Outra possibilidade levantada pelos astrônomos é que o objeto poderia ter sido parte de aglomerado de estrelas que encontrou um par de buracos negros. Essa suposta interação expeliu violentamente o objeto de seu sistema, fazendo-o vagar pela galáxia.

Três observadores amadores, incluindo o jovem Bickle, foram creditados pela descoberta do CWISE J1249+3621 pelo projeto chamado Backyard Worlds: Planet 9. Os participantes buscam fontes móveis em imagens tiradas pelo telescópio espacial Wide-field Infrared Survey Explorer (WISE) da NASA e sua missão estendida, encerrada em julho.

ilustração da via láctea
Objeto pode estar rumando para fora da Via Láctea (foto) (Imagem: nednapa/Shutterstock)

Você pensaria que até poderia escrever um software para fazer isso, [mas o olho humano] é muito melhor e muito mais rápido em encontrar essas pequenas estrelas em movimento do que qualquer algoritmo que tentamos.

Adam Burgasser, físico da Universidade da Califórnia em San Diego (EUA) e líder do estudo, em entrevista ao The New York Times

Para confirmar a velocidade do objeto misterioso, os pesquisadores usaram dados de pesquisas celestes existentes e observações adicionais realizadas com o telescópio Keck II, que fica no Havaí (EUA). Porém, para entender exatamente de onde ele veio, mais informações sobre sua química serão necessárias.

A composição química dos objetos mais antigos da galáxia, por exemplo, deve se assemelhar à composição presente na Via Láctea primitiva; um objeto explodido por uma supernova. Mas, por outro lado, ele será rico em níquel.

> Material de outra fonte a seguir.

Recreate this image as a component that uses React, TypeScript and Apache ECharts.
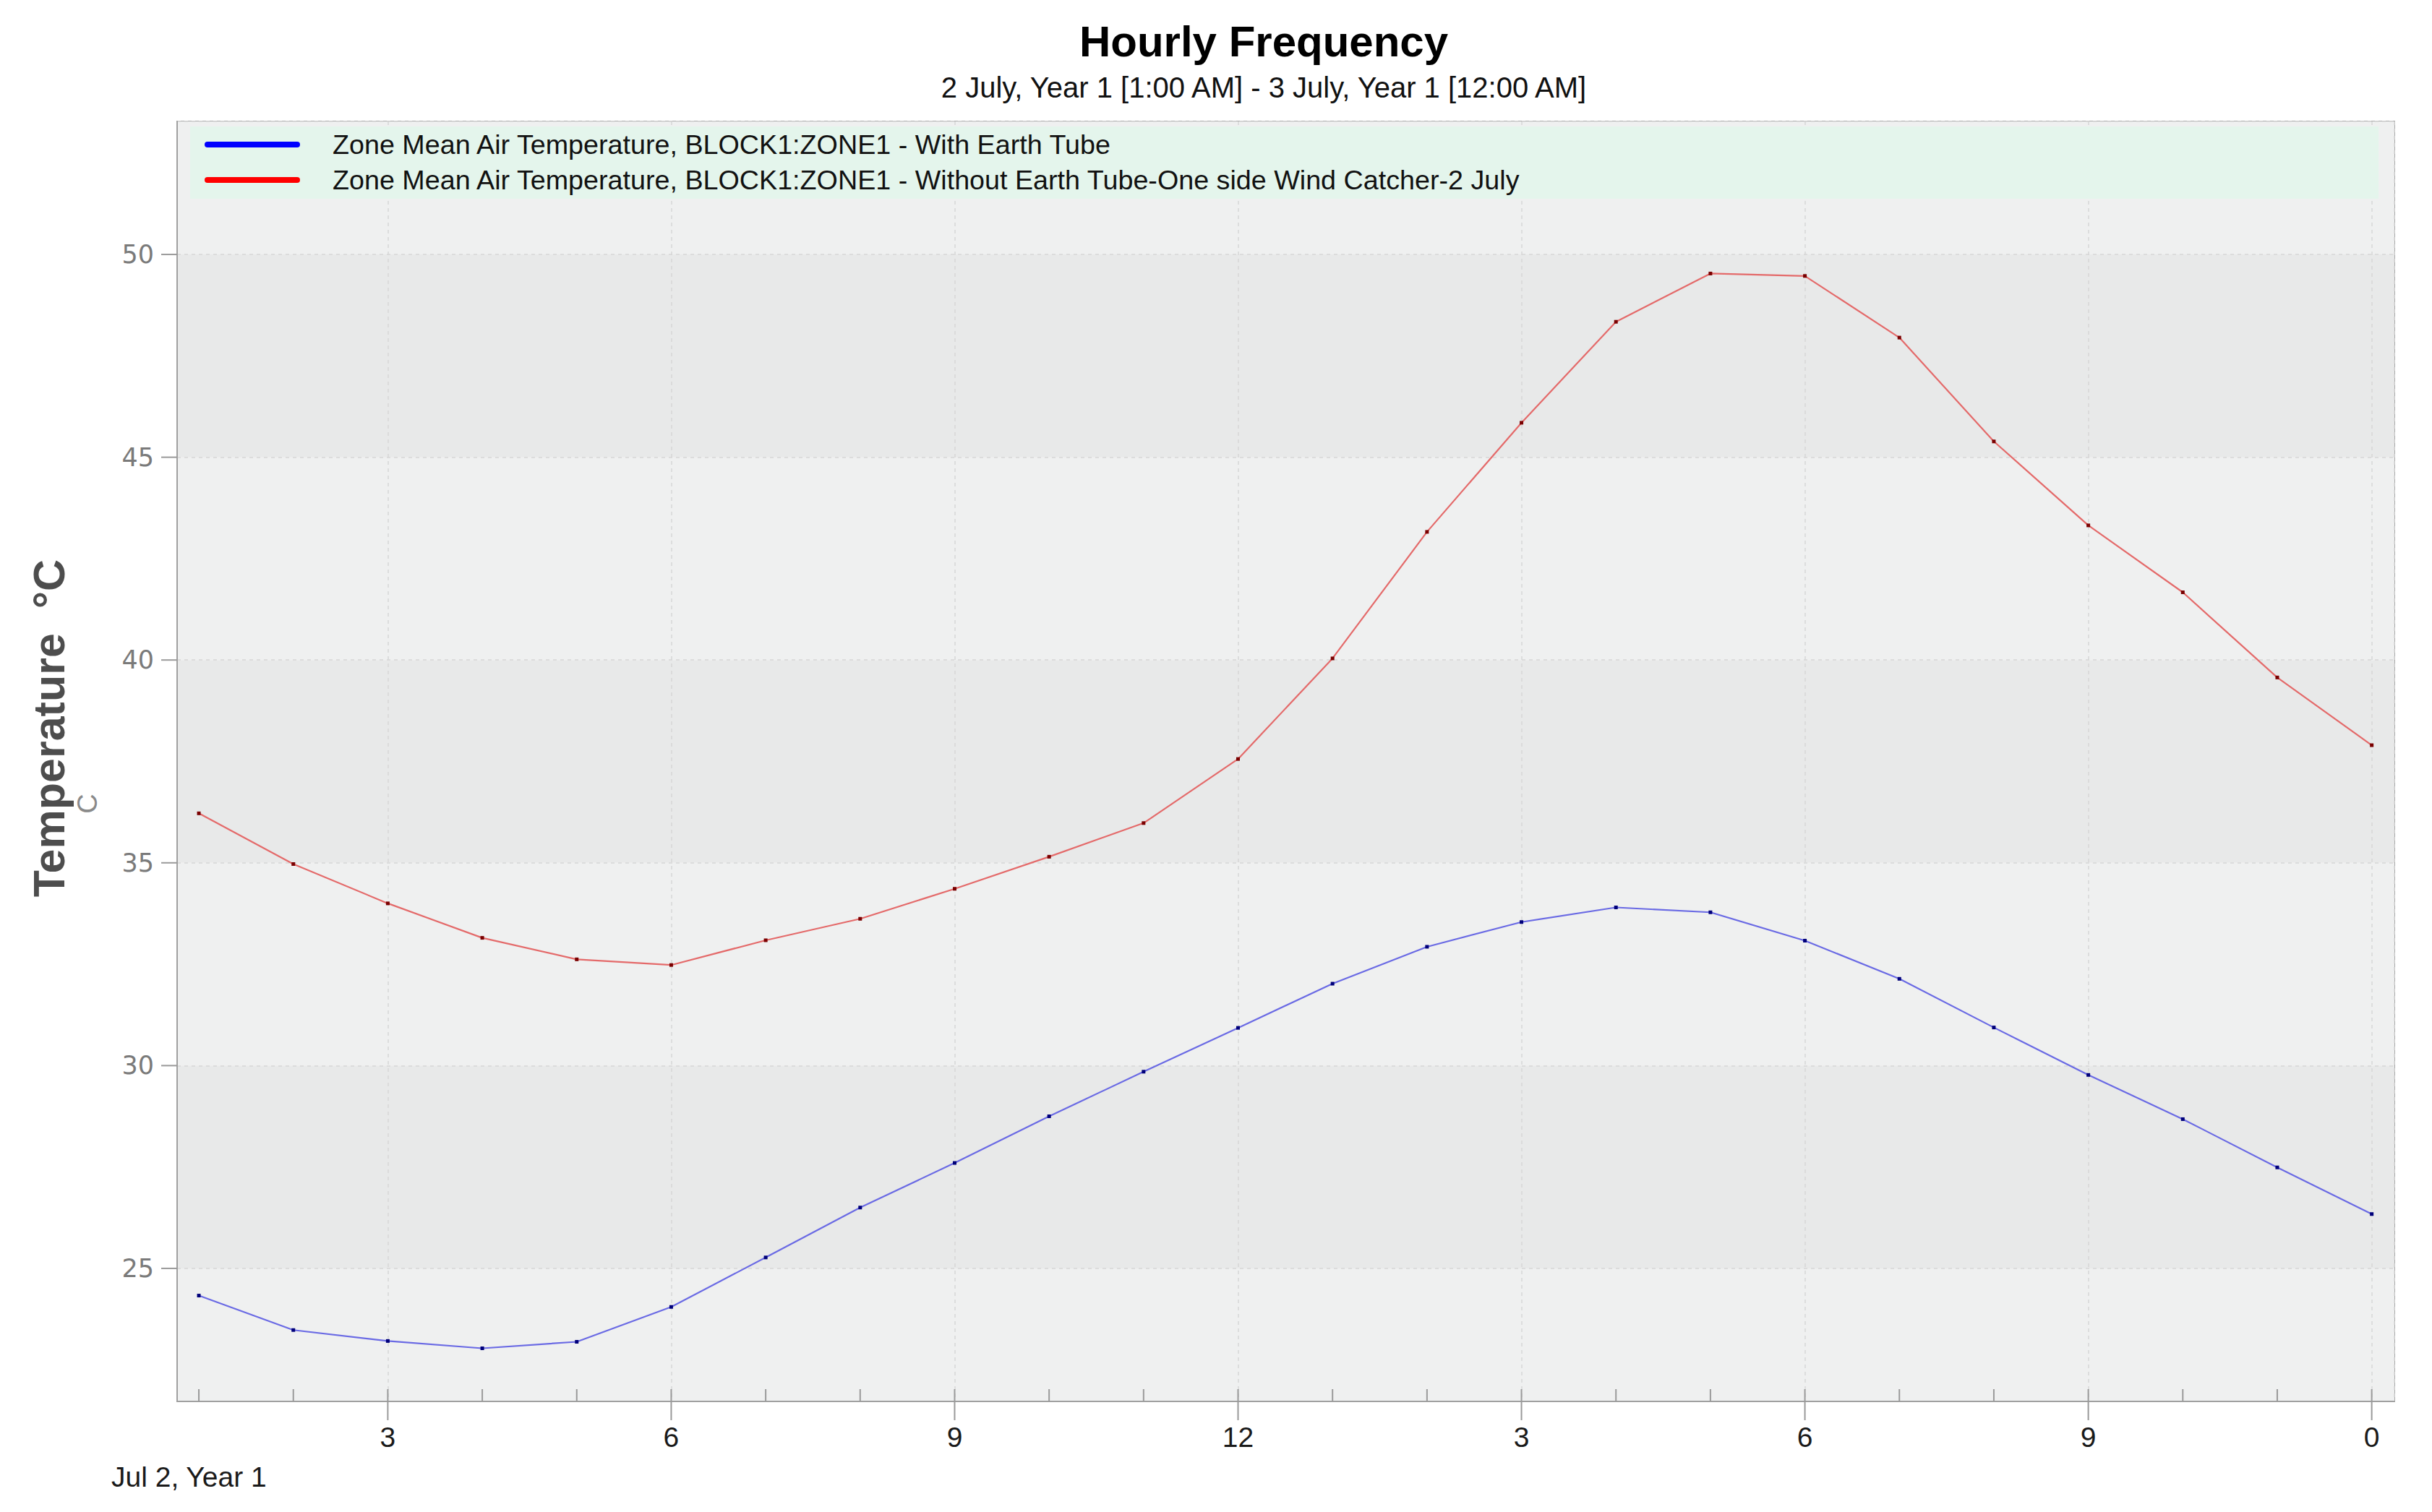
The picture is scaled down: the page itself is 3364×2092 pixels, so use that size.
import React, { useEffect, useRef } from 'react';
import * as echarts from 'echarts';

// ---- data ----
const hours = [1, 2, 3, 4, 5, 6, 7, 8, 9, 10, 11, 12, 13, 14, 15, 16, 17, 18, 19, 20, 21, 22, 23, 24];
const withEarthTube = [24.33, 23.48, 23.21, 23.03, 23.19, 24.05, 25.27, 26.5, 27.6, 28.75, 29.85, 30.93, 32.02, 32.93, 33.54, 33.9, 33.78, 33.08, 32.14, 30.94, 29.77, 28.68, 27.49, 26.34];
const withoutEarthTube = [36.22, 34.97, 34.0, 33.15, 32.62, 32.48, 33.09, 33.62, 34.36, 35.15, 35.98, 37.56, 40.04, 43.16, 45.85, 48.34, 49.53, 49.47, 47.95, 45.39, 43.32, 41.67, 39.57, 37.9];
const seriesNames = [
  'Zone Mean Air Temperature, BLOCK1:ZONE1 - With Earth Tube',
  'Zone Mean Air Temperature, BLOCK1:ZONE1 - Without Earth Tube-One side Wind Catcher-2 July',
];
const labeledHours = [3, 6, 9, 12, 15, 18, 21, 24];
const hourLabels = ['3', '6', '9', '12', '3', '6', '9', '0'];
const yTickValues = [25, 30, 35, 40, 45, 50];
const titleText = 'Hourly Frequency';
const subtitleText = '2 July, Year 1 [1:00 AM] - 3 July, Year 1 [12:00 AM]';
const dateLabel = 'Jul 2, Year 1';
const yAxisName = 'Temperature  °C';
const unitLabel = 'C';

const X_MIN = 0.77;
const X_MAX = 24.24;
const Y_MIN = 21.72;
const Y_MAX = 53.28;

const FONT = "'Liberation Sans', Arial, sans-serif";
const TICK_FONT = "'DejaVu Sans', Verdana, sans-serif";

export default function App() {
  const ref = useRef<HTMLDivElement>(null);

  useEffect(() => {
    if (!ref.current) return;
    const chart = echarts.init(ref.current, null, { renderer: 'svg' });

    const xFormatter = (v: number) => {
      const i = labeledHours.findIndex((h) => Math.abs(h - v) < 1e-6);
      return i >= 0 ? hourLabels[i] : '';
    };
    const yFormatter = (v: number) => {
      const i = yTickValues.findIndex((t) => Math.abs(t - v) < 1e-6);
      return i >= 0 ? String(yTickValues[i]) : '';
    };

    const option: any = {
      animation: false,
      backgroundColor: '#ffffff',
      textStyle: { fontFamily: FONT },
      title: {
        text: titleText,
        subtext: subtitleText,
        left: 1748,
        top: 27,
        textAlign: 'center',
        padding: 0,
        itemGap: 14,
        textStyle: { fontFamily: FONT, fontSize: 60, fontWeight: 'bold', color: '#000000' },
        subtextStyle: { fontFamily: FONT, fontSize: 40, color: '#111111' },
      },
      legend: {
        orient: 'vertical',
        left: 283,
        top: 181,
        padding: 0,
        itemWidth: 132,
        itemHeight: 8,
        itemGap: 11,
        icon: 'path://M4,0L128,0A4,4,0,0,1,128,8L4,8A4,4,0,0,1,4,0Z',
        selectedMode: false,
        textStyle: { fontFamily: FONT, fontSize: 37.7, color: '#111111', padding: [0, 0, 0, 40] },
        data: [
          { name: seriesNames[0], itemStyle: { color: '#0000ff' } },
          { name: seriesNames[1], itemStyle: { color: '#ff0000' } },
        ],
        z: 5,
      },
      grid: {
        left: 245,
        right: 52,
        top: 168,
        bottom: 153,
        show: true,
        borderColor: '#a9a9a9',
        borderWidth: 2,
        backgroundColor: 'transparent',
      },
      xAxis: {
        type: 'value',
        min: X_MIN,
        max: X_MAX,
        splitNumber: 8,
        axisLine: { show: true, lineStyle: { color: '#a0a0a0', width: 2 } },
        axisTick: { show: false },
        axisLabel: {
          formatter: xFormatter,
          color: '#1a1a1a',
          fontFamily: FONT,
          fontSize: 39,
          margin: 30,
          showMinLabel: false,
          showMaxLabel: false,
        },
        splitLine: { show: true, lineStyle: { color: '#d6d6d6', width: 1.5, type: [5, 5] } },
      },
      yAxis: {
        type: 'value',
        min: Y_MIN,
        max: Y_MAX,
        splitNumber: 6,
        axisLine: { show: true, lineStyle: { color: '#a0a0a0', width: 2 } },
        axisTick: { show: false },
        axisLabel: {
          formatter: yFormatter,
          color: '#7a7a7a',
          fontFamily: TICK_FONT,
          fontSize: 35,
          margin: 32,
          showMinLabel: false,
          showMaxLabel: false,
        },
        splitLine: { show: true, lineStyle: { color: '#d6d6d6', width: 1.5, type: [5, 5] } },
        splitArea: { show: true, areaStyle: { color: ['#eff0f0', '#e8e9e9'] } },
        name: yAxisName,
        nameLocation: 'middle',
        nameRotate: 90,
        nameGap: 147,
        nameTextStyle: {
          fontFamily: FONT,
          fontSize: 61,
          fontWeight: 'bold',
          color: '#4d4d4d',
          padding: [0, 0, 0, 92],
        },
      },
      graphic: [
        {
          type: 'rect',
          z: 1,
          silent: true,
          shape: { x: 263, y: 175, width: 3027, height: 100 },
          style: { fill: '#e4f5ec' },
        },
        {
          type: 'text',
          x: 121,
          y: 1112,
          rotation: Math.PI / 2,
          silent: true,
          style: {
            text: unitLabel,
            fontFamily: FONT,
            fontSize: 38,
            fill: '#8a8a8a',
            align: 'center',
            verticalAlign: 'middle',
          },
        },
        {
          type: 'text',
          x: 154,
          y: 2043,
          silent: true,
          style: {
            text: dateLabel,
            fontFamily: FONT,
            fontSize: 39,
            fill: '#1a1a1a',
            align: 'left',
            verticalAlign: 'middle',
          },
        },
      ],
      series: [
        {
          name: seriesNames[0],
          type: 'line',
          data: hours.map((h, i) => [h, withEarthTube[i]]),
          symbol: 'rect',
          symbolSize: 5,
          showSymbol: true,
          lineStyle: { color: '#6a6ae4', width: 2.2 },
          itemStyle: { color: '#00007a' },
          z: 4,
        },
        {
          name: seriesNames[1],
          type: 'line',
          data: hours.map((h, i) => [h, withoutEarthTube[i]]),
          symbol: 'rect',
          symbolSize: 5,
          showSymbol: true,
          lineStyle: { color: '#e46a6a', width: 2.2 },
          itemStyle: { color: '#7a0000' },
          z: 4,
        },
        {
          name: 'xTicks',
          type: 'custom',
          silent: true,
          clip: false,
          z: 3,
          data: hours.map((h) => [h, Y_MIN]),
          renderItem: (params: any, api: any) => {
            const h = api.value(0);
            const p = api.coord([h, Y_MIN]);
            const major = labeledHours.indexOf(h) >= 0;
            return {
              type: 'line',
              shape: { x1: p[0], y1: p[1] - 17, x2: p[0], y2: major ? p[1] + 26 : p[1] },
              style: { stroke: '#9a9a9a', lineWidth: 2 },
            };
          },
        },
        {
          name: 'yTicks',
          type: 'custom',
          silent: true,
          clip: false,
          z: 3,
          data: yTickValues.map((v) => [X_MIN, v]),
          renderItem: (params: any, api: any) => {
            const v = api.value(1);
            const p = api.coord([X_MIN, v]);
            return {
              type: 'line',
              shape: { x1: p[0] - 22, y1: p[1], x2: p[0], y2: p[1] },
              style: { stroke: '#9a9a9a', lineWidth: 2 },
            };
          },
        },
      ],
    };

    chart.setOption(option);
    return () => {
      chart.dispose();
    };
  }, []);

  return (
    <div
      ref={ref}
      style={{ position: 'fixed', left: 0, top: 0, width: 3364, height: 2092, background: '#ffffff' }}
    />
  );
}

Burgasser não tem preocupações com relação a captar uma imagem do objeto antes que ele nos deixe. Enquanto, para nós da Terra, mais de um milhão de quilômetros por hora seja algo impressionante, ele está se deslocando a apenas 1,5 anos-luz por milênio. Além disso, “o espaço é grande. Podemos nos dar ao luxo de levar nosso tempo”, concluiu o físico.